Aim
Tally every line featuring "chart", then give that tally alone.

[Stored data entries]

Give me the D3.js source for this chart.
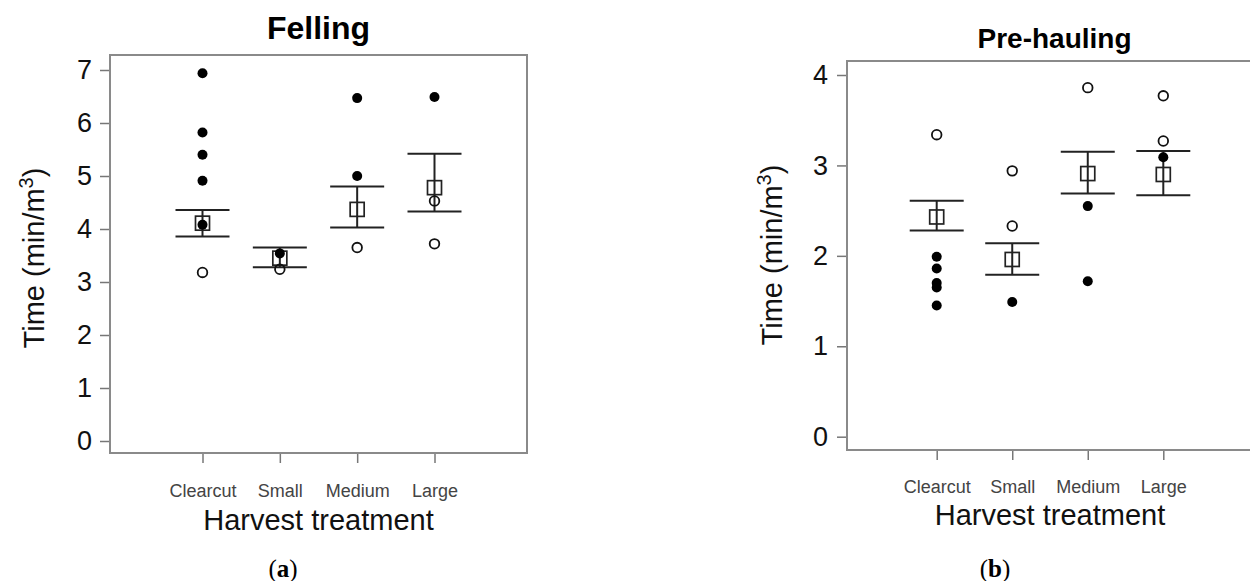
<!DOCTYPE html>
<html>
<head>
<meta charset="utf-8">
<script src="https://cdn.jsdelivr.net/npm/d3@7"></script>
<style>
  body { margin: 0; background: #fff; }
  svg { display: block; font-family: "Liberation Sans", Arial, sans-serif; }
  .frame { fill: none; stroke: #8a8a8a; stroke-width: 2; }
  .axis .domain { display: none; }
  .axis line { stroke: #777; stroke-width: 1.5; }
  .ytick text { font-size: 27px; fill: #111; }
  .xtick text { font-size: 18px; fill: #444; }
  .bar { stroke: #222; stroke-width: 2; fill: none; }
</style>
</head>
<body>
<div class="chart"></div>
<script>
var categories = ["Clearcut", "Small", "Medium", "Large"];

// Felling (min/m3)
var fellingFilled = [[6.94, 5.82, 5.40, 4.91, 4.08], [3.54], [6.47, 5.00], [6.49]];
var fellingOpen = [[3.18], [3.24], [3.65], [4.53, 3.72]];
var fellingMean = [4.11, 3.45, 4.37, 4.78];
var fellingUpper = [4.36, 3.65, 4.80, 5.42];
var fellingLower = [3.86, 3.28, 4.03, 4.33];
var fellingTicks = [0, 1, 2, 3, 4, 5, 6, 7];

// Pre-hauling (min/m3)
var preFilled = [[1.99, 1.86, 1.70, 1.65, 1.45], [1.49], [2.55, 1.72], [3.09]];
var preOpen = [[3.34], [2.94, 2.33], [3.86], [3.77, 3.27]];
var preMean = [2.43, 1.96, 2.91, 2.90];
var preUpper = [2.61, 2.14, 3.15, 3.16];
var preLower = [2.28, 1.79, 2.69, 2.67];
var preTicks = [0, 1, 2, 3, 4];

var svg = d3.select(".chart").append("svg")
    .attr("width", 1250)
    .attr("height", 581);

var panels = [
  {title: "Felling", tag: "a", filled: fellingFilled, open: fellingOpen,
   mean: fellingMean, upper: fellingUpper, lower: fellingLower, ticks: fellingTicks,
   box: {left: 110, right: 527, top: 55, bottom: 453},
   xr: [202.5, 434.5], yr: [441, 70],
   titleY: 39, titleSize: 32, tickLabX: 92, ylabX: 44, ylabY: 258,
   xlabY: 498, harvY: 530, tagX: 283},
  {title: "Pre-hauling", tag: "b", filled: preFilled, open: preOpen,
   mean: preMean, upper: preUpper, lower: preLower, ticks: preTicks,
   box: {left: 847, right: 1262, top: 61, bottom: 450},
   xr: [936.7, 1163.3], yr: [436.7, 75],
   titleY: 48, titleSize: 28, tickLabX: 828, ylabX: 782, ylabY: 255,
   xlabY: 494, harvY: 525, tagX: 995}
];

panels.forEach(function(p) {
  var x = d3.scalePoint().domain(categories).range(p.xr);
  var y = d3.scaleLinear().domain([0, d3.max(p.ticks)]).range([p.yr[0], p.yr[1]]);
  var g = svg.append("g");

  g.append("rect")
    .attr("class", "frame")
    .attr("x", p.box.left)
    .attr("y", p.box.top)
    .attr("width", p.box.right - p.box.left)
    .attr("height", p.box.bottom - p.box.top);

  // y axis, ticks sit just outside the frame
  g.append("g")
    .attr("class", "axis ytick")
    .attr("transform", "translate(" + (p.box.left - 1) + ",0)")
    .call(d3.axisLeft(y).tickValues(p.ticks).tickSize(9).tickPadding(p.box.left - 1 - 9 - p.tickLabX).tickFormat(d3.format("d")));

  // x axis
  g.append("g")
    .attr("class", "axis xtick")
    .attr("transform", "translate(0," + (p.box.bottom + 1) + ")")
    .call(d3.axisBottom(x).tickSize(9).tickPadding(p.xlabY - p.box.bottom - 24));

  g.append("text")
    .attr("x", (p.box.left + p.box.right) / 2)
    .attr("y", p.titleY)
    .attr("text-anchor", "middle")
    .style("font-weight", "bold")
    .style("font-size", p.titleSize + "px")
    .text(p.title);

  var yl = g.append("text")
    .attr("transform", "translate(" + p.ylabX + "," + p.ylabY + ") rotate(-90)")
    .attr("text-anchor", "middle")
    .style("font-size", "29px")
    .style("fill", "#111");
  yl.append("tspan").text("Time (min/m");
  yl.append("tspan").attr("dy", -11).style("font-size", "20px").text("3");
  yl.append("tspan").attr("dy", 11).text(")");

  g.append("text")
    .attr("x", d3.mean(p.xr))
    .attr("y", p.harvY)
    .attr("text-anchor", "middle")
    .style("font-size", "29px")
    .style("fill", "#111")
    .text("Harvest treatment");

  var tg = g.append("text")
    .attr("x", p.tagX)
    .attr("y", 577)
    .attr("text-anchor", "middle")
    .style("font-family", "'Liberation Serif', 'DejaVu Serif', serif")
    .style("font-size", "25px");
  tg.append("tspan").text("(");
  tg.append("tspan").style("font-weight", "bold").text(p.tag);
  tg.append("tspan").text(")");

  // error bars
  categories.forEach(function(c, i) {
    var cx = x(c);
    g.append("line").attr("class", "bar")
      .attr("x1", cx).attr("x2", cx)
      .attr("y1", y(p.upper[i])).attr("y2", y(p.lower[i]));
    [p.upper[i], p.lower[i]].forEach(function(v) {
      g.append("line").attr("class", "bar")
        .attr("x1", cx - 27).attr("x2", cx + 27)
        .attr("y1", y(v)).attr("y2", y(v));
    });
  });

  // mean squares
  g.selectAll(".mean")
    .data(p.mean)
  .enter().append("rect")
    .attr("class", "mean")
    .attr("x", function(d, i) { return x(categories[i]) - 7; })
    .attr("y", function(d) { return y(d) - 7; })
    .attr("width", 14)
    .attr("height", 14)
    .attr("fill", "none")
    .attr("stroke", "#222")
    .attr("stroke-width", 1.7);

  categories.forEach(function(c, i) {
    g.selectAll(".f" + i)
      .data(p.filled[i])
    .enter().append("circle")
      .attr("cx", x(c))
      .attr("cy", function(d) { return y(d); })
      .attr("r", 5)
      .attr("fill", "#000");
    g.selectAll(".o" + i)
      .data(p.open[i])
    .enter().append("circle")
      .attr("cx", x(c))
      .attr("cy", function(d) { return y(d); })
      .attr("r", 4.8)
      .attr("fill", "none")
      .attr("stroke", "#111")
      .attr("stroke-width", 1.8);
  });
});
</script>
</body>
</html>
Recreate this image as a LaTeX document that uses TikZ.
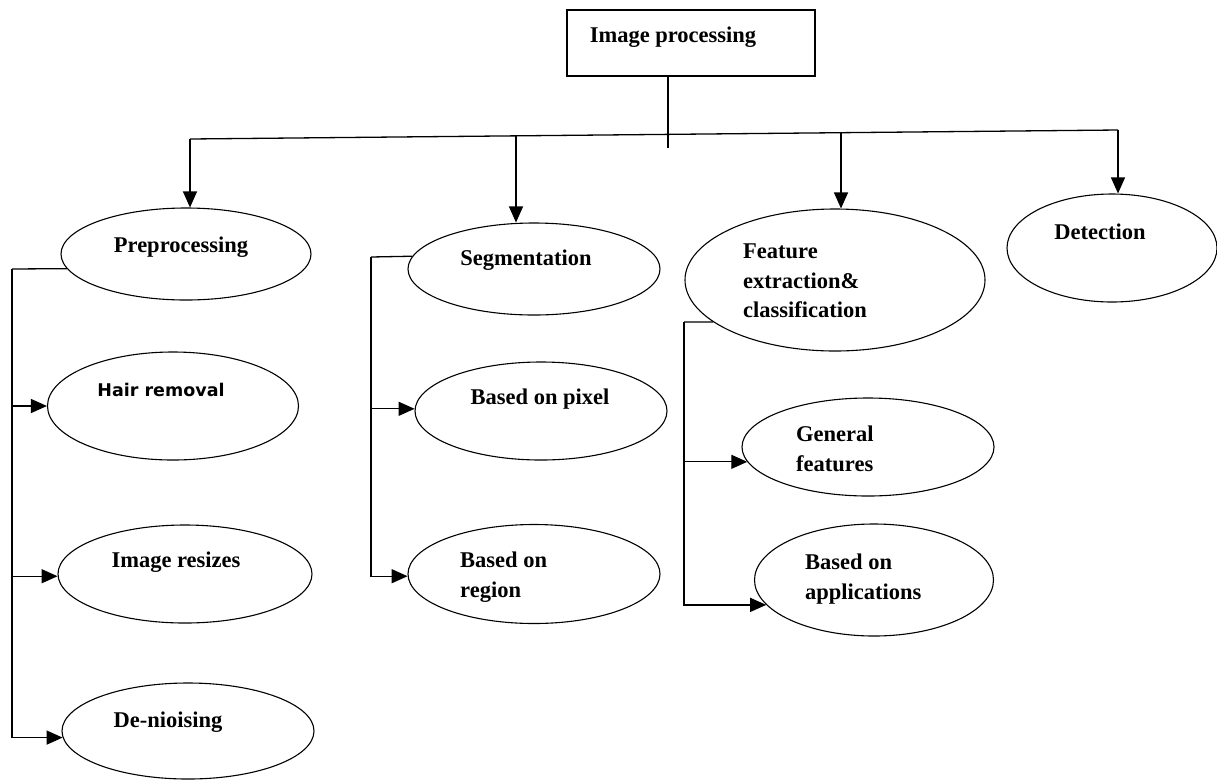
\documentclass[tikz,border=0pt]{standalone}
\usepackage{fontspec}
\setmainfont{Liberation Serif}
\newfontfamily\hairfont{DejaVu Sans}
\usetikzlibrary{shapes.geometric,arrows.meta}

\begin{document}
\begin{tikzpicture}
      [ x=1pt, y=-1pt,
        oval/.style={ellipse, draw, line width=1.1pt, inner sep=0pt},
        headbox/.style={rectangle, draw, line width=1.3pt, inner sep=0pt},
        lbl/.style={font=\bfseries\fontsize{22.5}{29.5}\selectfont, inner sep=0pt, align=left},
        link/.style={line width=1.3pt},
        >={Triangle[length=16pt,width=14pt]}
      ]
      \useasboundingbox (0,0) rectangle (1217,780);

      \node[headbox, minimum width=248pt, minimum height=66pt]  (top)    at (691,43)   {};
      \node[oval, minimum width=250pt, minimum height=92pt]     (pre)    at (186,254)  {};
      \node[oval, minimum width=252pt, minimum height=92pt]     (seg)    at (534,269)  {};
      \node[oval, minimum width=300pt, minimum height=142pt]    (feat)   at (835,280)  {};
      \node[oval, minimum width=210pt, minimum height=108pt]    (det)    at (1112,248) {};
      \node[oval, minimum width=251pt, minimum height=108pt]    (hair)   at (173,406)  {};
      \node[oval, minimum width=254pt, minimum height=98pt]     (resz)   at (185,574)  {};
      \node[oval, minimum width=252pt, minimum height=96pt]     (deno)   at (188,731)  {};
      \node[oval, minimum width=252pt, minimum height=98pt]     (pixel)  at (541,411)  {};
      \node[oval, minimum width=252pt, minimum height=99pt]     (region) at (534,574)  {};
      \node[oval, minimum width=252pt, minimum height=98pt]     (gen)    at (868,447)  {};
      \node[oval, minimum width=239pt, minimum height=112pt]    (apps)   at (874,580)  {};

      \node[lbl, anchor=base]  (toptxt)    at (673,42)   {Image processing};
      \node[lbl, anchor=base]  (pretxt)    at (181,252)  {Preprocessing};
      \node[lbl, anchor=base]  (segtxt)    at (526,265)  {Segmentation};
      \node[lbl, anchor=west]  (feattxt)   at (743,281)  {Feature\\extraction\&\\classification};
      \node[lbl, anchor=base]  (dettxt)    at (1100,239) {Detection};
      \node[lbl, anchor=base, font=\hairfont\bfseries\fontsize{17.5}{20}\selectfont]
                               (hairtxt)   at (161,396)  {Hair removal};
      \node[lbl, anchor=base]  (resztxt)   at (176,567)  {Image resizes};
      \node[lbl, anchor=base]  (denotxt)   at (168,727)  {De-nioising};
      \node[lbl, anchor=base]  (pixeltxt)  at (540,404)  {Based on pixel};
      \node[lbl, anchor=west]  (regiontxt) at (460,577)  {Based on\\region};
      \node[lbl, anchor=west]  (gentxt)    at (796,449)  {General\\features};
      \node[lbl, anchor=west]  (appstxt)   at (805,579)  {Based on\\applications};

      \coordinate (stem) at (668,148);
      \coordinate (hl)   at (190,139);
      \coordinate (hr)   at (1118,130);
      \coordinate (dseg) at (516,135.8);
      \coordinate (dfe)  at (841,132.7);
      \coordinate (pbus) at (12,269);
      \coordinate (sbus) at (371,257);
      \coordinate (fbus) at (684,322);

      \draw[link] (top.south -| stem) -- (stem);
      \draw[link] (hl) -- (hr);
      \draw[link,->] (hl)   -- (hl |- pre.north);
      \draw[link,->] (dseg) -- (dseg |- seg.north);
      \draw[link,->] (dfe)  -- (dfe |- feat.north);
      \draw[link,->] (hr)   -- (hr |- det.north);

      \draw[link]    (pre.187) -- (pbus);
      \draw[link,->] (pbus) |- (deno.183);
      \draw[link,->] (pbus |- hair.west) -- (hair.west);
      \draw[link,->] (pbus |- resz.181) -- (resz.181);

      \draw[link]    (seg.174) -- (sbus);
      \draw[link,->] (sbus) |- (region.181);
      \draw[link,->] (sbus |- pixel.179) -- (pixel.179);

      \draw[link]    (feat.199) -- (fbus);
      \draw[link,->] (fbus) |- (apps.193);
      \draw[link,->] (fbus |- gen.187) -- (gen.187);
\end{tikzpicture}
\end{document}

Answer to this problem
3